Eliminado con luz y taquígrafos. A diferencia de los dirigentes rusos, sauditas o israelitas, que disimulan, se encogen de hombros y dicen “a mí no me miren que yo no he sido”, El Donald no ha tratado de negar su responsabilidad en el crimen sino que, al revés, se jacta de su autoría y además amenaza como un matón con reducir Irán a escombros si los ayatolás se atreven a vengar el asesinato.

Por más que el gobierno norteamericano y sus terminales mediáticas aseguren que Soleimani era un hombre muy malo, responsable de acciones hostiles contra sus intereses y sus ciudadanos, y que se disponía a hacer cosas aún peores –sin aportar pruebas, pues son innecesarias, ya que Washington se las inventa cuando quiere, como las armas de destrucción masiva de Sadam Hussein que nunca existieron pero bastaron para la guerra de Bush hijo contra Irak--, este caso no se inscribe en la pauta de la ejecución de Bin Laden o de Al Bagdadi, que eran caudillos de fuerzas militares y terroristas en guerra abierta y declarada contra el mundo. El caso Soleimani abre un nuevo modus operandi:

Sabíamos que las grandes potencias recurren al crimen cuando éste conviene a sus intereses pero por lo menos existía el velo de la hipocresía, el prurito de disimularlo, la conciencia de que no es algo de lo que enorgullecerse. Es el tabú estético: que por lo menos parezca que el mundo es un lugar más o menos decente.

Esto ha cambiado. Ciertamente es la hora estelar de los asesinos cuando el presidente de los Estados Unidos se pavonea de ser uno de ellos.

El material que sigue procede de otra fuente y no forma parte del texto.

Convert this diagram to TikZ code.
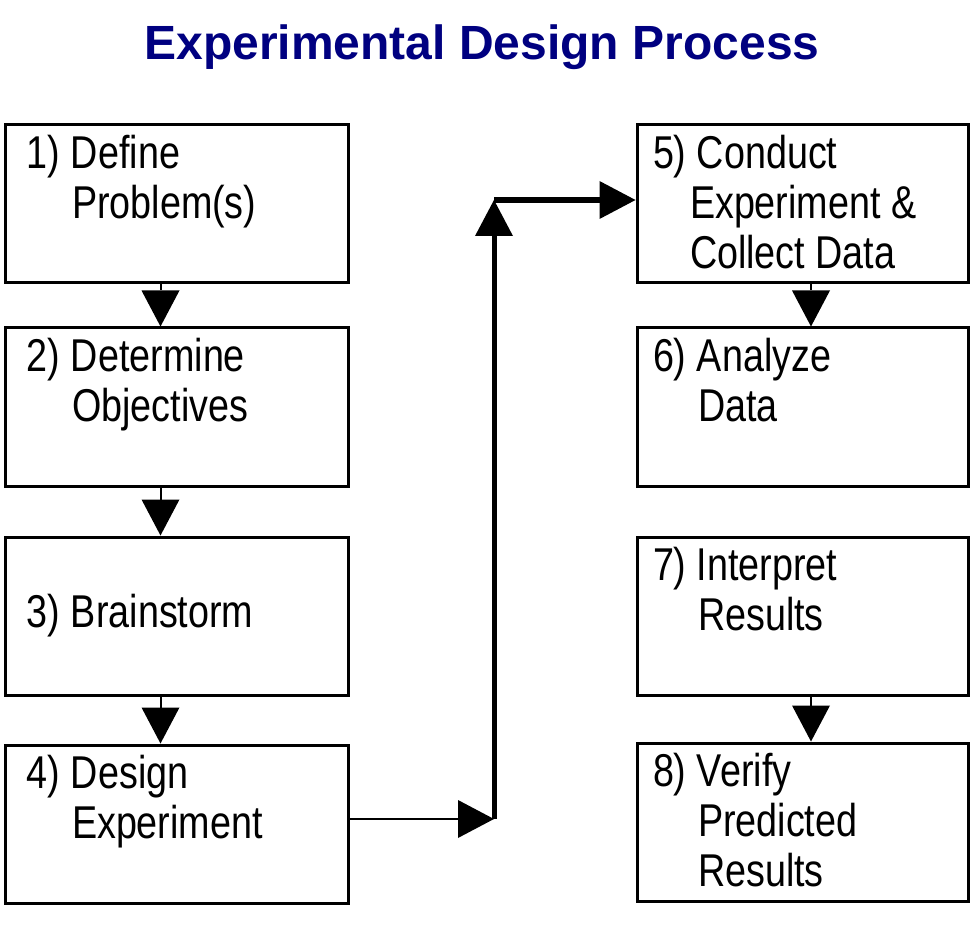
\documentclass[tikz,border=0pt]{standalone}
\usepackage{fontspec}
\setmainfont{Liberation Sans}
\newfontfamily\boxfont[FakeStretch=0.82]{Liberation Sans}
\usetikzlibrary{positioning}
\usetikzlibrary{arrows.meta}
\definecolor{titleblue}{RGB}{0,0,128}
\tikzset{
  stepbox/.style={draw, line width=3pt, inner xsep=16pt, inner ysep=10pt,
    minimum height=158pt, font=\boxfont\fontsize{46}{50}\selectfont},
  leftbox/.style={stepbox, minimum width=343pt},
  rightbox/.style={stepbox, minimum width=331pt},
  flow/.style={-{Triangle[length=36pt,width=38pt,line width=0pt]}, line width=2pt},
}
\newcommand{\steptext}[2][t]{\parbox[c][138pt][#1]{299pt}{#2}}
\newcommand{\subline}[2][45pt]{\\\hspace*{#1}#2}

\begin{document}
\begin{tikzpicture}[x=1pt, y=-1pt]
    \useasboundingbox (0,0) rectangle (978,933);
    \node (title) [anchor=base, text=titleblue, font=\bfseries\fontsize{48}{56}\selectfont]
        at (482,60) {Experimental Design Process};

    % left column
    \node (define)     [leftbox] at (176.5,204)         {\steptext{1) Define\subline{Problem(s)}}};
    \node (objectives) [leftbox, below=42pt of define]   {\steptext{2) Determine\subline{Objectives}}};
    \node (brainstorm) [leftbox, below=48pt of objectives] {\steptext[c]{3) Brainstorm}};
    \node (design)     [leftbox, below=47pt of brainstorm] {\steptext{4) Design\subline{Experiment}}};

    % right column
    \node (conduct)   [rightbox] at (802.5,204)          {\steptext{5) Conduct\subline[37pt]{Experiment \&}\subline[37pt]{Collect Data}}};
    \node (analyze)   [rightbox, below=42pt of conduct]   {\steptext{6) Analyze\subline{Data}}};
    \node (interpret) [rightbox, below=48pt of analyze]   {\steptext{7) Interpret\subline{Results}}};
    \node (verify)    [rightbox, below=45pt of interpret] {\steptext{8) Verify\subline{Predicted}\subline{Results}}};

    \draw[flow] ([xshift=-16pt]define.south)     -- ([xshift=-16pt]objectives.north);
    \draw[flow] ([xshift=-16pt]objectives.south) -- ([xshift=-16pt]brainstorm.north);
    \draw[flow] ([xshift=-16pt]brainstorm.south) -- ([xshift=-16pt]design.north);
    \draw[flow] ([xshift=8.5pt]conduct.south)    -- ([xshift=8.5pt]analyze.north);
    \draw[flow] ([xshift=8.5pt]interpret.south)  -- ([xshift=8.5pt]verify.north);

    % link between the columns
    \coordinate (lowturn)  at (494,819);
    \coordinate (highturn) at (494,200);
    \draw[flow] (design.east |- lowturn) -- (lowturn);
    \draw[flow, line width=5pt] (lowturn) -- (highturn);
    \draw[flow, line width=6pt] (highturn) -- (highturn -| conduct.west);
\end{tikzpicture}
\end{document}
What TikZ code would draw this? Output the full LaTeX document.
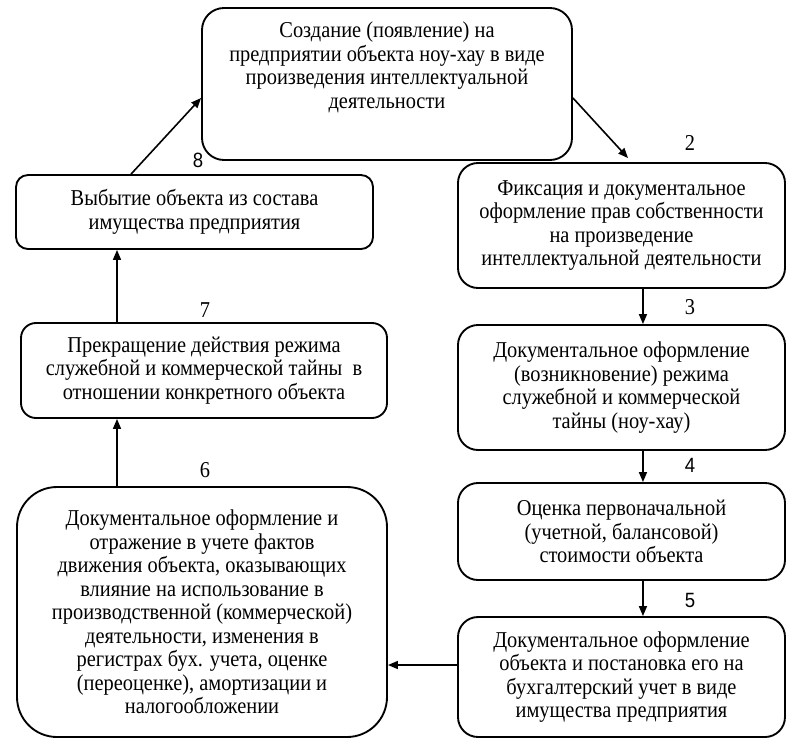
\documentclass[tikz,border=0pt]{standalone}
\usepackage{fontspec}
\setmainfont{Liberation Serif}[FakeStretch=0.9]
\newfontfamily\numsans{Liberation Sans}[FakeStretch=0.9]
\usetikzlibrary{arrows.meta}
\begin{document}
\begin{tikzpicture}[x=0.75pt,y=-0.75pt,
  box/.style={draw, line width=1.4pt, rounded corners=#1, inner sep=0pt},
  box/.default=15pt,
  txt/.style={align=center, inner sep=0pt, font=\fontsize{17}{17.6}\selectfont},
  num/.style={inner sep=0pt, font=\fontsize{17}{18}\selectfont},
  numsf/.style={inner sep=0pt, font=\fontsize{15.5}{18}\numsans},
  arr/.style={line width=1.2pt, -{Triangle[length=7.5pt,width=6pt]}}
]
\fill[white] (0,0) rectangle (803,754);
\useasboundingbox (0,0) rectangle (803,754);

\node[box=16.5pt, minimum width=277.5pt, minimum height=114pt] (b1) at (387,84) {};
\node[txt] (t1) at (387,67.5) {Создание (появление) на\\предприятии объекта ноу-хау в виде\\произведения интеллектуальной\\деятельности};

\node[box, txt, minimum width=245.25pt, minimum height=93.75pt] (b2) at (621.5,225.5)
  {Фиксация и документальное\\оформление прав собственности\\на произведение\\интеллектуальной деятельности};
\node[box, txt, minimum width=245.25pt, minimum height=93.75pt] (b3) at (621.5,387.5)
  {Документальное оформление\\(возникновение) режима\\служебной и коммерческой\\тайны (ноу-хау)};
\node[box, txt, minimum width=245.25pt, minimum height=72.75pt] (b4) at (621.5,531.5)
  {Оценка первоначальной\\(учетной, балансовой)\\стоимости объекта};
\node[box, txt, minimum width=245.25pt, minimum height=90pt] (b5) at (621.5,677)
  {Документальное оформление\\объекта и постановка его на\\бухгалтерский учет в виде\\имущества предприятия};
\node[box=30pt, txt, minimum width=277.5pt, minimum height=187.5pt] (b6) at (202,612)
  {Документальное оформление и\\отражение в учете фактов\\движения объекта, оказывающих\\влияние на использование в\\производственной (коммерческой)\\деятельности, изменения в\\регистрах бух. учета, оценке\\(переоценке), амортизации и\\налогообложении};
\node[box=11.25pt, txt, minimum width=274.5pt, minimum height=71.25pt] (b7) at (204,370.5)
  {Прекращение действия режима\\служебной и коммерческой тайны~ в\\отношении конкретного объекта};
\node[box=9pt, txt, minimum width=267.75pt, minimum height=55.5pt] (b8) at (194.5,212)
  {Выбытие объекта из состава\\имущества предприятия};

\draw[arr] ([yshift=-10.5pt]b1.east) -- ([xshift=4.9pt,yshift=3pt]b2.north);
\draw[arr] ([xshift=16.1pt]b2.south) -- ([xshift=16.1pt]b3.north);
\draw[arr] ([xshift=16.1pt]b3.south) -- ([xshift=16.1pt]b4.north);
\draw[arr] ([xshift=16.1pt]b4.south) -- ([xshift=16.1pt]b5.north);
\draw[arr] ([yshift=9pt]b5.west) -- ([yshift=-39.75pt]b6.east);
\draw[arr] ([xshift=-63.75pt]b6.north) -- ([xshift=-65.25pt]b7.south);
\draw[arr] ([xshift=-65.25pt]b7.north) -- ([xshift=-58.125pt]b8.south);
\draw[arr] ([xshift=87pt]b8.north west) -- ([yshift=-10.5pt]b1.west);

\node[num] (n2) at (690,143) {2};
\node[num] (n3) at (690,307) {3};
\node[numsf] (n4) at (690,465) {4};
\node[numsf] (n5) at (690,600) {5};
\node[num] (n6) at (205,470) {6};
\node[num] (n7) at (205,310) {7};
\node[numsf] (n8) at (198,160) {8};
\end{tikzpicture}
\end{document}
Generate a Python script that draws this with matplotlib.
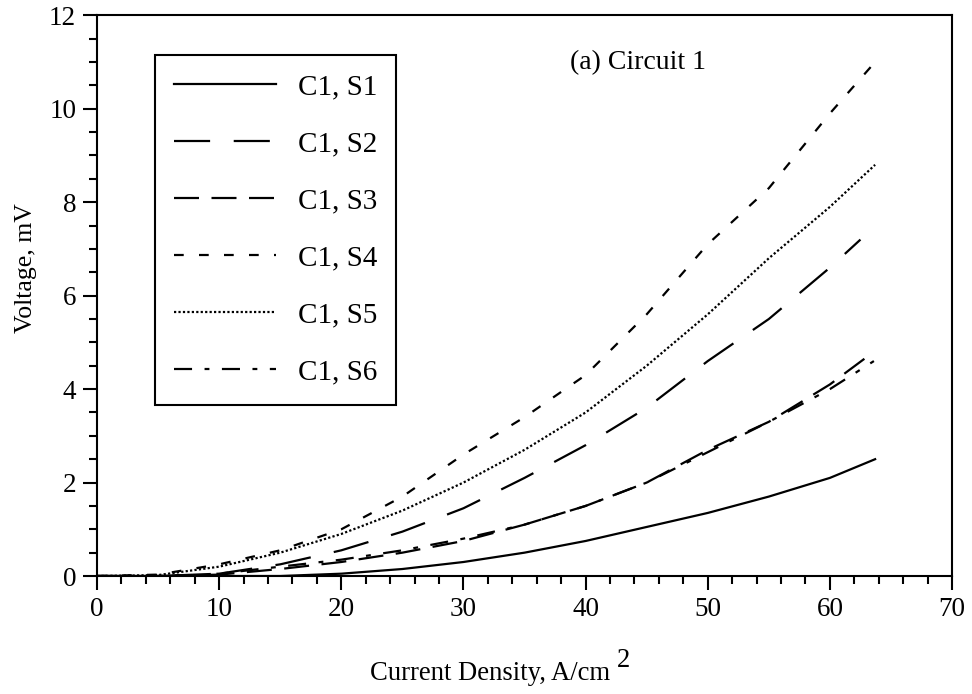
#voltage vs current density curves for circuit 1, six samples

import matplotlib.pyplot as plt
from matplotlib.ticker import MultipleLocator

plt.rcParams['font.family'] = ['Liberation Serif', 'DejaVu Serif']
plt.rcParams['lines.scale_dashes'] = False

#values
x_s1 = [0, 5, 10, 15, 20, 25, 30, 35, 40, 45, 50, 55, 60, 63.7]
v_s1 = [0, 0, 0, 0.0, 0.05, 0.15, 0.3, 0.5, 0.75, 1.05, 1.35, 1.7, 2.1, 2.5]

x_s2 = [0, 5, 10, 15, 20, 25, 30, 35, 40, 45, 50, 55, 60, 62.5]
v_s2 = [0, 0, 0.05, 0.25, 0.55, 0.95, 1.45, 2.1, 2.8, 3.6, 4.6, 5.5, 6.6, 7.2]

x_s3 = [0, 5, 10, 15, 20, 25, 30, 35, 40, 45, 50, 55, 60, 63.6]
v_s3 = [0, 0, 0.03, 0.15, 0.3, 0.5, 0.75, 1.1, 1.5, 2.0, 2.7, 3.3, 4.1, 4.8]

x_s4 = [0, 5, 10, 15, 20, 25, 30, 35, 40, 45, 50, 55, 60, 63.7]
v_s4 = [0, 0.03, 0.25, 0.55, 1.0, 1.7, 2.6, 3.4, 4.3, 5.6, 7.1, 8.3, 9.9, 11.0]

x_s5 = [0, 5, 10, 15, 20, 25, 30, 35, 40, 45, 50, 55, 60, 63.7]
v_s5 = [0, 0.02, 0.2, 0.5, 0.9, 1.4, 2.0, 2.7, 3.5, 4.5, 5.6, 6.8, 7.9, 8.8]

x_s6 = [0, 5, 10, 15, 20, 25, 30, 35, 40, 45, 50, 55, 60, 63.6]
v_s6 = [0, 0, 0.05, 0.2, 0.35, 0.55, 0.8, 1.1, 1.5, 2.0, 2.65, 3.3, 4.0, 4.6]

labels = ['C1, S1', 'C1, S2', 'C1, S3', 'C1, S4', 'C1, S5', 'C1, S6']

fig = plt.figure(figsize=(9.72, 6.94), dpi=100)
ax = fig.add_axes([0.0998, 0.170, 0.8797, 0.808])

lw = 1.6
ax.plot(x_s1, v_s1, color='black', lw=lw, linestyle='-', label=labels[0])
ax.plot(x_s2, v_s2, color='black', lw=lw, linestyle=(0, (26, 17)), label=labels[1])
ax.plot(x_s3, v_s3, color='black', lw=lw, linestyle=(0, (18, 9)), label=labels[2])
ax.plot(x_s4, v_s4, color='black', lw=lw, linestyle=(0, (7, 11)), label=labels[3])
ax.plot(x_s5, v_s5, color='black', lw=lw, linestyle=(0, (1.6, 1.6)), label=labels[4])
ax.plot(x_s6, v_s6, color='black', lw=lw, linestyle=(0, (13, 9, 3.5, 9)), label=labels[5])

ax.set_xlim(0, 70)
ax.set_ylim(0, 12)
ax.xaxis.set_major_locator(MultipleLocator(10))
ax.xaxis.set_minor_locator(MultipleLocator(2))
ax.yaxis.set_major_locator(MultipleLocator(2))
ax.yaxis.set_minor_locator(MultipleLocator(0.5))
ax.tick_params(which='major', direction='out', length=10, width=1.5, labelsize=19.5, pad=5)
ax.tick_params(which='minor', direction='out', length=6, width=1.5)
for s in ax.spines.values():
    s.set_linewidth(1.5)

#x label with a full size raised "2" as in the original
ax.set_xlabel('Current Density, A/cm', fontsize=19.2, va='baseline')
ax.xaxis.set_label_coords(0.4596, -0.185)
ax.text(0.608, -0.162, '2', transform=ax.transAxes, fontsize=19.2, va='baseline')

ax.set_ylabel('Voltage, mV', fontsize=18.5)
ax.yaxis.set_label_coords(-0.070, 0.549)

ax.text(0.553, 0.916, '(a) Circuit 1', transform=ax.transAxes, fontsize=20, va='center')

leg = ax.legend(loc='upper left', bbox_to_anchor=(0.068, 0.929), borderaxespad=0,
                fontsize=21, frameon=True, fancybox=False, edgecolor='black',
                framealpha=1, handlelength=3.5, labelspacing=1.05, borderpad=0.65,
                handletextpad=0.75)
leg.get_frame().set_linewidth(1.5)

plt.savefig('out.png', dpi=100)
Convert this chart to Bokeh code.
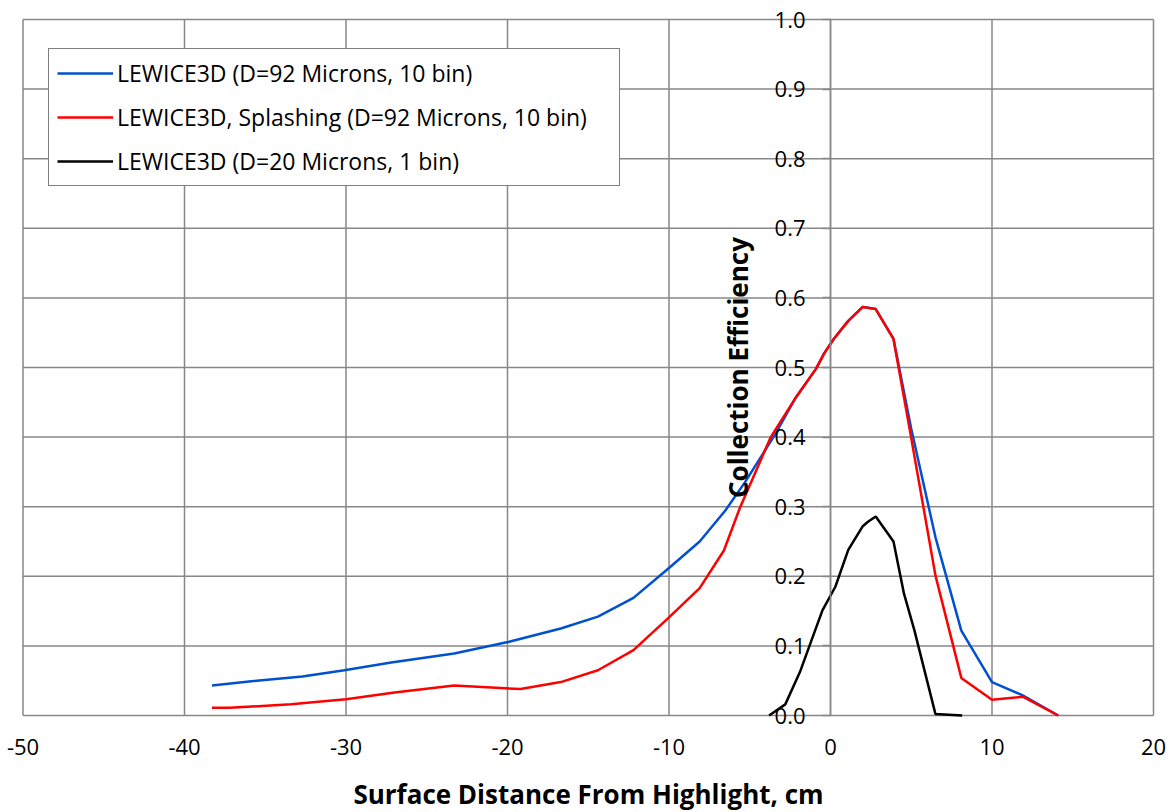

Más allá del puntual encarecimiento del barril de petróleo, de la estimulación del rencor de Oriente Medio contra Occidente y de la reunificación de la ciudadanía iraní en torno a un liderato reaccionario que era cada vez más criticado y tambaleante, aun no sabemos qué otras consecuencias tendrá la hazaña técnica y la aberración moral de El Donald. ¿Nada? ¿Otra buena guerra?

Acaso en algún sitio haya alguien que tenga la tentación de denunciarle ante el tribunal de La Haya como asesino confeso que es, y quizá como terrorista. Pero tenga cuidado el temerario denunciante y quienes estén a su alrededor, que bien poco le cuesta al Donald enviar otro dron.